In generative modeling, ASBM reports straighter trajectories and better low-NFE fidelity than memoryless diffusion and earlier SB baselines, and the deterministic flow-alignment papers report improved reward metrics together with better diversity and mode preservation than direct reward-backprop methods (Shin et al., 17 Feb 2026, Guo et al., 7 May 2026). In discrete and functional settings, the reported gains include synthetic and mathematical reasoning tasks for DAM and exact-endpoint, high-transition-hit-rate transition-path sampling for FAS (So et al., 6 Feb 2026, Park et al., 9 Nov 2025).
Several misconceptions recur in the literature.

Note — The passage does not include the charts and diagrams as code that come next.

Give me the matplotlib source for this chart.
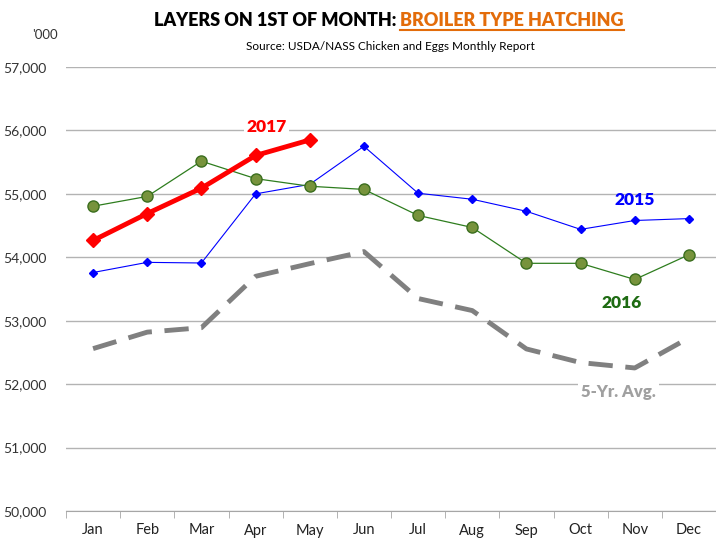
import matplotlib.pyplot as plt
from matplotlib.lines import Line2D

plt.rcParams['font.family'] = ['Lato', 'DejaVu Sans']

months = ['Jan', 'Feb', 'Mar', 'Apr', 'May', 'Jun', 'Jul', 'Aug', 'Sep', 'Oct', 'Nov', 'Dec']
y2015 = [53760, 53920, 53910, 55000, 55150, 55750, 55010, 54915, 54725, 54440, 54580, 54610]
y2016 = [54805, 54960, 55515, 55240, 55120, 55070, 54660, 54470, 53905, 53905, 53650, 54040]
y2017 = [54265, 54690, 55090, 55605, 55850]
avg5 = [52560, 52820, 52890, 53700, 53900, 54090, 53350, 53160, 52555, 52340, 52255, 52730]
yticks = [50000, 51000, 52000, 53000, 54000, 55000, 56000, 57000]

W, H = 716, 539
fig = plt.figure(figsize=(W / 100, H / 100), dpi=100)
ax = fig.add_axes([66 / W, 28 / H, 650 / W, 444 / H])

x = list(range(len(months)))
ax.plot(x, avg5, color='#808080', lw=3.5, dashes=(5, 2.6), zorder=2)
ax.plot(x, y2015, color='#0000FF', lw=0.8, marker='D', ms=4,
        mfc='#0000FF', mec='#0000FF', zorder=3)
ax.plot(x, y2016, color='#2E7D1E', lw=0.9, marker='o', ms=8,
        mfc='#77933C', mec='#3B6E1E', mew=1, zorder=3)
ax.plot(x[:len(y2017)], y2017, color='#FF0000', lw=3.5, marker='D', ms=7,
        mfc='#FF0000', mec='#FF0000', zorder=4)

ax.set_xlim(-0.5, 11.5 - 9 / 55)
ax.set_ylim(50000, 57000)
ax.set_yticks(yticks)
ax.set_yticklabels([f'{v:,}' for v in yticks], fontsize=10, color='#333333')
ax.set_xticks(x)
ax.set_xticklabels(months, fontsize=10.5, color='#222222')
ax.set_xticks([i + 0.5 for i in range(-1, 12)], minor=True)
ax.tick_params(axis='x', which='major', length=0, pad=9)
ax.tick_params(axis='x', which='minor', length=5, color='#A6A6A6', direction='out')
ax.tick_params(axis='y', length=0, pad=14)
ax.grid(axis='y', color='#B3B3B3', lw=1)
ax.set_axisbelow(True)
for s in ['top', 'right', 'left']:
    ax.spines[s].set_visible(False)
ax.spines['bottom'].set_color('#A6A6A6')

box = dict(facecolor='white', edgecolor='none', pad=2)
ax.text(3.2, 56060, '2017', color='#FF0000', fontsize=12.5, fontweight='heavy',
        ha='center', va='center', bbox=box, zorder=5)
ax.text(10.0, 54900, '2015', color='#0000FF', fontsize=12.5, fontweight='heavy',
        ha='center', va='center', zorder=5)
ax.text(9.75, 53280, '2016', color='#1E6B12', fontsize=12.5, fontweight='heavy',
        ha='center', va='center', zorder=5)
ax.text(9.7, 51870, '5-Yr. Avg.', color='#A0A0A0', fontsize=12, fontweight='heavy',
        ha='center', va='center', bbox=box, zorder=5)

fig.text(45 / W, 1 - 35 / H, "'000", fontsize=9.5, color='#333333', ha='center', va='center')

# title in two colours, second part underlined
tx = 400 / W
ty = 1 - 20 / H
t1 = fig.text(tx, ty, 'LAYERS ON 1ST OF MONTH: ', fontsize=13, fontweight='heavy',
              color='black', ha='right', va='center')
t2 = fig.text(tx, ty, 'BROILER TYPE HATCHING', fontsize=13, fontweight='heavy',
              color='#E36C0A', ha='left', va='center')
fig.canvas.draw()
bb = t2.get_window_extent()
uy = (bb.y0 - 1) / H
fig.add_artist(Line2D([bb.x0 / W, bb.x1 / W], [uy, uy], color='#E36C0A', lw=1.5))

fig.text(390 / W, 1 - 46 / H, 'Source: USDA/NASS Chicken and Eggs Monthly Report',
         fontsize=8.5, color='black', ha='center', va='center')

fig.savefig('out.png', dpi=100)
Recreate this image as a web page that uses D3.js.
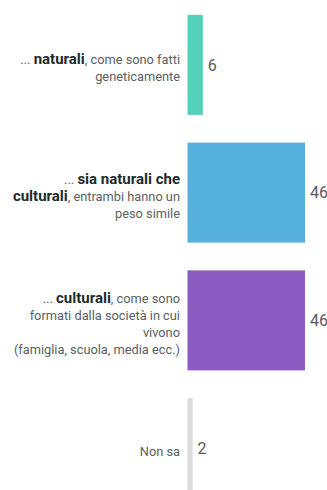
<!DOCTYPE html>
<html>
<head>
<meta charset="utf-8">
<script src="https://cdn.jsdelivr.net/npm/d3@7"></script>
<style>
  html, body { margin: 0; padding: 0; background: #fff; }
  svg { display: block; }
</style>
</head>
<body>
<div id="chart"></div>
<script>
// Answer categories and percentages
const categories = ["naturali", "sia naturali che culturali", "culturali", "Non sa"];
const values = [6, 46, 46, 2];
const colors = ["#55d0b9", "#56b1df", "#8b5bc2", "#dcdcdc"];

// Label lines per category: each segment is [text, isBold]
const labelLines = [
  [
    [["... ", false], ["naturali", true], [", come sono fatti", false]],
    [["geneticamente", false]]
  ],
  [
    [["... ", false], ["sia naturali che", true]],
    [["culturali", true], [", entrambi hanno un", false]],
    [["peso simile", false]]
  ],
  [
    [["... ", false], ["culturali", true], [", come sono", false]],
    [["formati dalla società in cui", false]],
    [["vivono", false]],
    [["(famiglia, scuola, media ecc.)", false]]
  ],
  [
    [["Non sa", false]]
  ]
];

const width = 327, height = 490;
const barX0 = 187.5;
const labelRight = 180;

const svg = d3.select("#chart").append("svg")
  .attr("width", width)
  .attr("height", height);

const y = d3.scaleBand()
  .domain(categories)
  .range([1, 512])
  .paddingInner(0.217)
  .paddingOuter(0.1085);

const x = d3.scaleLinear()
  .domain([0, 46])
  .range([barX0, 305]);

const rows = svg.selectAll("g.row")
  .data(categories)
  .join("g")
  .attr("class", "row");

rows.append("rect")
  .attr("x", x(0))
  .attr("y", d => y(d))
  .attr("width", (d, i) => x(values[i]) - x(0))
  .attr("height", y.bandwidth())
  .attr("fill", (d, i) => colors[i]);

rows.append("text")
  .attr("x", (d, i) => x(values[i]) + 5)
  .attr("y", d => y(d) + y.bandwidth() / 2)
  .attr("dy", "0.36em")
  .attr("font-family", "Roboto, sans-serif")
  .attr("font-size", 16)
  .attr("fill", "#5a5a5a")
  .text((d, i) => values[i]);

const lineH = 17;
rows.each(function (d, i) {
  const lines = labelLines[i];
  const cy = y(d) + y.bandwidth() / 2 + 2.5;
  const top = cy - (lines.length - 1) * lineH / 2;
  const g = d3.select(this);
  lines.forEach((segs, j) => {
    const t = g.append("text")
      .attr("x", labelRight)
      .attr("y", top + j * lineH)
      .attr("dy", "0.35em")
      .attr("text-anchor", "end")
      .attr("font-family", "Roboto, sans-serif");
    segs.forEach(([txt, bold]) => {
      t.append("tspan")
        .attr("font-size", bold ? 15 : 12.8)
        .attr("font-weight", bold ? 700 : 400)
        .attr("fill", bold ? "#1d2b2a" : "#5a5f5f")
        .text(txt);
    });
  });
});
</script>
</body>
</html>
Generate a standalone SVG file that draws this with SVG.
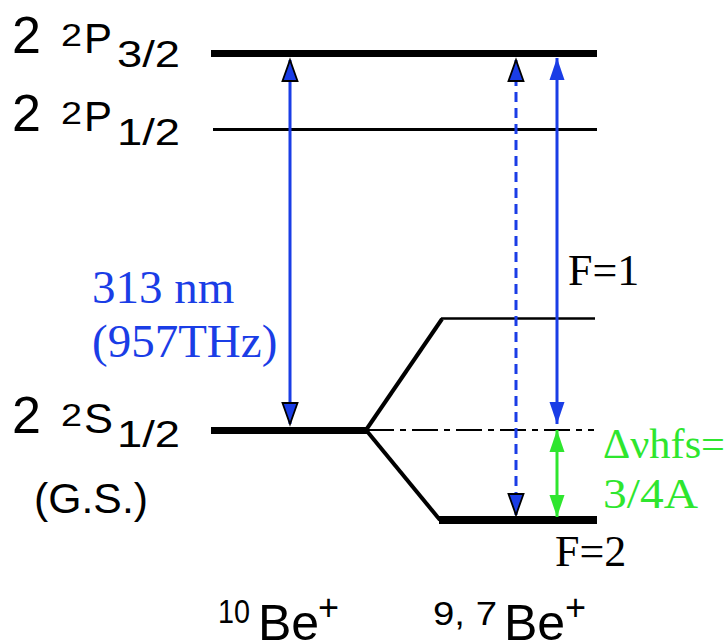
<svg xmlns="http://www.w3.org/2000/svg" width="728" height="643" viewBox="0 0 728 643">
<style>
.sans{font-family:"Liberation Sans",Arial,sans-serif;fill:#000}
.serif{font-family:"Liberation Serif","Times New Roman",serif}
.lvl{stroke:#000;fill:none}
.blue{fill:#1a3de6}
.green{fill:#2ee62e}
</style>
<defs>
<marker id="ahk" markerUnits="userSpaceOnUse" markerWidth="26" markerHeight="20" viewBox="0 0 26 20" refX="23" refY="10" orient="auto-start-reverse">
<path d="M2,2.5 L23,10 L2,17.5 z" fill="#1a3de6" stroke="#000" stroke-width="1.8" stroke-linejoin="miter"/>
</marker>
<marker id="ahb" markerUnits="userSpaceOnUse" markerWidth="26" markerHeight="20" viewBox="0 0 26 20" refX="23" refY="10" orient="auto-start-reverse">
<path d="M1,2.5 L23,10 L1,17.5 z" fill="#1a3de6"/>
</marker>
<marker id="ahg" markerUnits="userSpaceOnUse" markerWidth="26" markerHeight="20" viewBox="0 0 26 20" refX="23" refY="10" orient="auto-start-reverse">
<path d="M1,2.5 L23,10 L1,17.5 z" fill="#2ee62e"/>
</marker>
</defs>

<g id="level-P32"><line class="lvl" x1="211" y1="53.5" x2="597" y2="53.5" stroke-width="7"/></g>
<g id="level-P12"><line class="lvl" x1="213" y1="129.5" x2="597" y2="129.5" stroke-width="3"/></g>
<g id="level-S12">
<line class="lvl" x1="211" y1="430.5" x2="368" y2="430.5" stroke-width="7"/>
<line class="lvl" x1="368" y1="430" x2="594" y2="430" stroke-width="2" stroke-dasharray="26,6,6,6"/>
</g>
<g id="level-F1">
<line class="lvl" x1="366" y1="430" x2="442" y2="319" stroke-width="4"/>
<line class="lvl" x1="441" y1="318.5" x2="595" y2="318.5" stroke-width="2.5"/>
</g>
<g id="level-F2">
<line class="lvl" x1="366" y1="430" x2="440" y2="520" stroke-width="4"/>
<line class="lvl" x1="439" y1="520" x2="597" y2="520" stroke-width="8"/>
</g>

<g id="connectors">
<line x1="290" y1="60" x2="290" y2="424" stroke="#1a3de6" stroke-width="3" marker-start="url(#ahk)" marker-end="url(#ahk)"/>
<line x1="516" y1="60" x2="516" y2="515" stroke="#1a3de6" stroke-width="3" stroke-dasharray="10,6" marker-start="url(#ahk)" marker-end="url(#ahk)"/>
<line x1="557" y1="58" x2="557" y2="424" stroke="#1a3de6" stroke-width="3" marker-start="url(#ahb)" marker-end="url(#ahb)"/>
<line x1="557" y1="430" x2="557" y2="517" stroke="#2ee62e" stroke-width="3" marker-start="url(#ahg)" marker-end="url(#ahg)"/>
</g>

<g id="label-P32" class="sans">
<text x="12" y="53" font-size="52">2</text>
<text x="61" y="46" font-size="32" textLength="21" lengthAdjust="spacingAndGlyphs">2</text>
<text x="84" y="53" font-size="42" textLength="28" lengthAdjust="spacingAndGlyphs">P</text>
<text x="117" y="67" font-size="36" textLength="63" lengthAdjust="spacingAndGlyphs">3/2</text>
</g>
<g id="label-P12" class="sans">
<text x="12" y="131" font-size="52">2</text>
<text x="61" y="124" font-size="32" textLength="21" lengthAdjust="spacingAndGlyphs">2</text>
<text x="84" y="131" font-size="42" textLength="28" lengthAdjust="spacingAndGlyphs">P</text>
<text x="117" y="145" font-size="36" textLength="63" lengthAdjust="spacingAndGlyphs">1/2</text>
</g>
<g id="label-S12" class="sans">
<text x="12" y="433" font-size="52">2</text>
<text x="61" y="426" font-size="32" textLength="21" lengthAdjust="spacingAndGlyphs">2</text>
<text x="84" y="433" font-size="42" textLength="29" lengthAdjust="spacingAndGlyphs">S</text>
<text x="117" y="447" font-size="36" textLength="63" lengthAdjust="spacingAndGlyphs">1/2</text>
<text x="34" y="513" font-size="43" textLength="114" lengthAdjust="spacingAndGlyphs">(G.S.)</text>
</g>

<g id="label-wavelength" class="serif blue">
<text x="92" y="303" font-size="47">313 nm</text>
<text x="92" y="357" font-size="47">(957THz)</text>
</g>
<g id="label-F1" class="serif"><text x="568" y="285" font-size="44">F=1</text></g>
<g id="label-F2" class="serif"><text x="555" y="566" font-size="44">F=2</text></g>
<g id="label-hfs" class="serif green">
<text x="603" y="458" font-size="43" textLength="122" lengthAdjust="spacingAndGlyphs">Δνhfs=</text>
<text x="603" y="508" font-size="43" textLength="95" lengthAdjust="spacingAndGlyphs">3/4A</text>
</g>
<g id="label-10Be" class="sans">
<text x="218" y="623" font-size="34" textLength="32" lengthAdjust="spacingAndGlyphs">10</text>
<text x="258" y="640" font-size="50">Be</text>
<text x="318" y="620" font-size="36">+</text>
</g>
<g id="label-97Be" class="sans">
<text x="433" y="625" font-size="34" textLength="64" lengthAdjust="spacingAndGlyphs">9, 7</text>
<text x="504" y="640" font-size="50">Be</text>
<text x="565" y="620" font-size="36">+</text>
</g>
</svg>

One is that adjoint methods necessarily require target samples; in fact, Adjoint Sampling, ASBS, BMS, and NAAS all target settings where only energies, rewards, or pointwise density evaluations are available (Havens et al., 16 Apr 2025, Liu et al., 27 Jun 2025, Blessing et al., 28 Feb 2026, Choi et al., 22 Jun 2025). Another is that adjoint methods always change the sampling procedure itself; QAM explicitly states that adjoint matching primarily changes the training objective, not the basic flow-sampling procedure (Li et al., 20 Jan 2026).
Open issues are also stated directly. BMS notes that convergence theory and optimal damping schedules remain open (Blessing et al., 28 Feb 2026). QAM is guaranteed only for policies supported by the behavior prior and may struggle under severe support mismatch (Li et al., 20 Jan 2026). RAM attains scalability by dropping the path-cost correction in the exact adjoint decomposition, which the paper identifies as a deliberate approximation (Bergmeister et al., 11 May 2026). Discrete variants require nontrivial structural assumptions, such as cyclic group structure for target-matching identities in discrete ASBS (Guo et al., 9 Feb 2026). These caveats indicate that adjoint matching and adjoint sampling are not a single algorithm but a growing design space whose common core is adjoint-derived regression for path-space control.